Social conservatives seem to disagree. They want some rights to be absolute, no matter how much it harms society or how many other rights get trampled in the process.
People like Santorum state that they wish to have a closer relationship between religious organizations and the government. They seem to forget that this also could mean having a religion other than the one they ascribe to be represented.
When Santorum publicly announces that he is fine with his school children being led in the full Muslim prayer ceremony in public schools, I will give his arguments more weight.
I wholeheartedly subscribe to this. No, you don't have to limit your comments to reason, but if you want to convince people of your stance on an issue, you must have more than "Jesus said so" coming out of your mouth. You must have a legitimate argument without basing it on the Bible (old or new), the Koran, the Bhagavad-Gita or D'Auleries Book of Greek Myths.
The "common denominator" of all religions is secular.
Secular methods of fact-finding are the only techniques of fact-finding that are accessible and verifiable by everyone regardless of religion or lack thereof.
What there is no way to accomplish is to keep thoughts and opinions influenced by religious teachings out of the minds of government officials and legislators. It should be enough that the assorted Bishops, Patriarchs, Presiding Elders, and all such have no seat in the Congress. Let them preach all they will. We can listen or not. We can tithe or not.
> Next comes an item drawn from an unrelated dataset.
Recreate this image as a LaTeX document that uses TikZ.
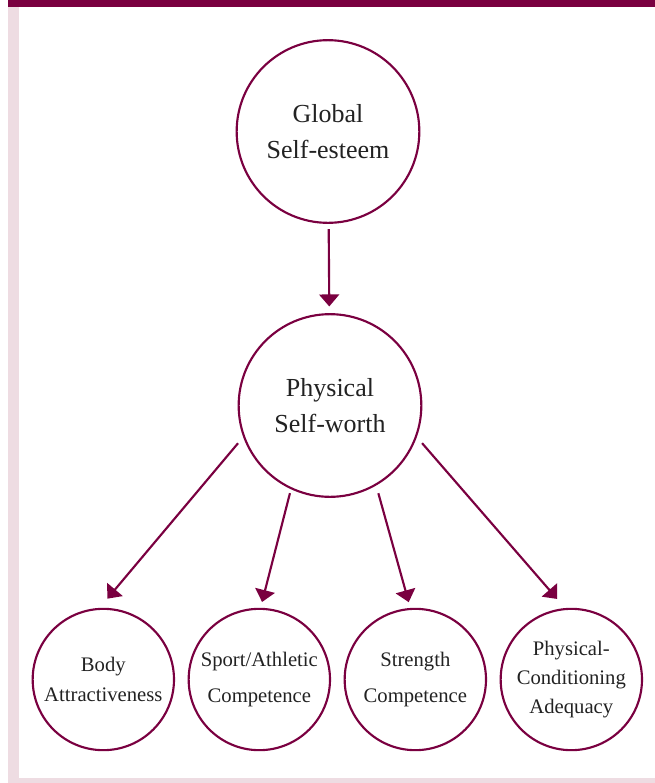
\documentclass[tikz,border=0pt]{standalone}
\usepackage{fontspec}
\setmainfont{Liberation Serif}
\usetikzlibrary{shapes.geometric, arrows.meta}
\definecolor{wine}{HTML}{7A0040}
\definecolor{blush}{HTML}{EEDCE2}
\definecolor{ink}{HTML}{222222}

\begin{document}
\begin{tikzpicture}[x=0.75pt, y=-0.75pt, node distance=205.5pt]
        \tikzstyle{bigcircle} = [circle, minimum size=137pt, inner sep=0pt, draw=wine, line width=1.6pt, text=ink, align=center, font=\fontsize{19.5}{26.5}\selectfont]
        \tikzstyle{smallcircle} = [circle, minimum size=106pt, inner sep=0pt, draw=wine, line width=1.6pt, text=ink, align=center, font=\fontsize{15.5}{22}\selectfont]
        \tikzstyle{arrow} = [wine, line width=1.6pt, -{Triangle[width=15pt,length=9pt]}]

        % frame
        \useasboundingbox (0,0) rectangle (655,783);
        \fill[wine] (8,0) rectangle (655,7);
        \fill[blush] (8,7) rectangle (19,783);
        \fill[blush] (8,778) rectangle (655,783);

        \node (global) [bigcircle] at (328,131.5) {Global\\Self-esteem};
        \node (physical) [bigcircle, below of=global, xshift=1.5pt] {Physical\\Self-worth};
        \node (body) [smallcircle, below of=physical, xshift=-170pt] {Body\\Attractiveness};
        \node (sport) [smallcircle, below of=physical, xshift=-53pt] {Sport/Athletic\\[4.5pt]Competence};
        \node (strength) [smallcircle, below of=physical, xshift=64pt] {Strength\\[4.5pt]Competence};
        \node (conditioning) [smallcircle, below of=physical, xshift=181pt] {Physical-\\Conditioning\\Adequacy};

        \draw [arrow, shorten <=4pt, shorten >=5pt] (global) -- (physical);
        \draw [arrow, shorten <=6pt, shorten >=9pt] (physical.200) -- (body.93);
        \draw [arrow, shorten <=3pt, shorten >=4.5pt] (physical.245) -- (sport.89);
        \draw [arrow, shorten <=6pt, shorten >=4.5pt] (physical.300) -- (strength.94);
        \draw [arrow, shorten <=6pt, shorten >=9pt] (physical.340.6) -- (conditioning.95.5);
    \end{tikzpicture}
\end{document}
We can move from one faith community to another. Freedom of religion means that they do not have the power of pit or gallows.
Why must we continue to let such blatant falsehood go unchallenged time and time again?
Santorum: "Now we’re going to turn around and say we’re going to impose our values from the government on people of faith, which of course is the next logical step when people of faith, at least according to John Kennedy, have no role in the public square."
JFK's actual speech: http://www.npr.org/templates/story/story.php?storyId=16920600
Now, read that speech and tell me honestly that he said those of faith should have role in the public square?
I attended a public grade school, then a Catholic high school, and never noticed any substantive difference besides religion class. The notion that private schools provide a superior education is pure marketing.
"He is correct in saying that the free exercise clause protects the right of individuals to express religious views in the public square"
The issue we have today is that if evangelists are not given both the loudest voice and final say in all matters, they claim persecution. They can't take it when they don't get their way, and no hyperbole is off limits when they whine.
Santorum is very much in the fore front and spokes person for this current GOP - the mean-spirited, the hatefulness, the religious die hearts, the anti-govt, the gun toters, anti education, etc. When one of these folks are challenged, their claims fall apart like a brick tumbling down a mountain. Their claims are baseless with half truths, misinformation and distortions. They get away with many of their remarks and claims because media don't challenged them for fear of being bias. So their claims stay out there and take a life of their own.
Someone called in on c-span said that Obama got Pat Buchanan fired from MSNBC because Pat wrote a book. If only Obama had that power. So you asked, where did caller get that lie from, where did he hear this misinformation and who put it out there.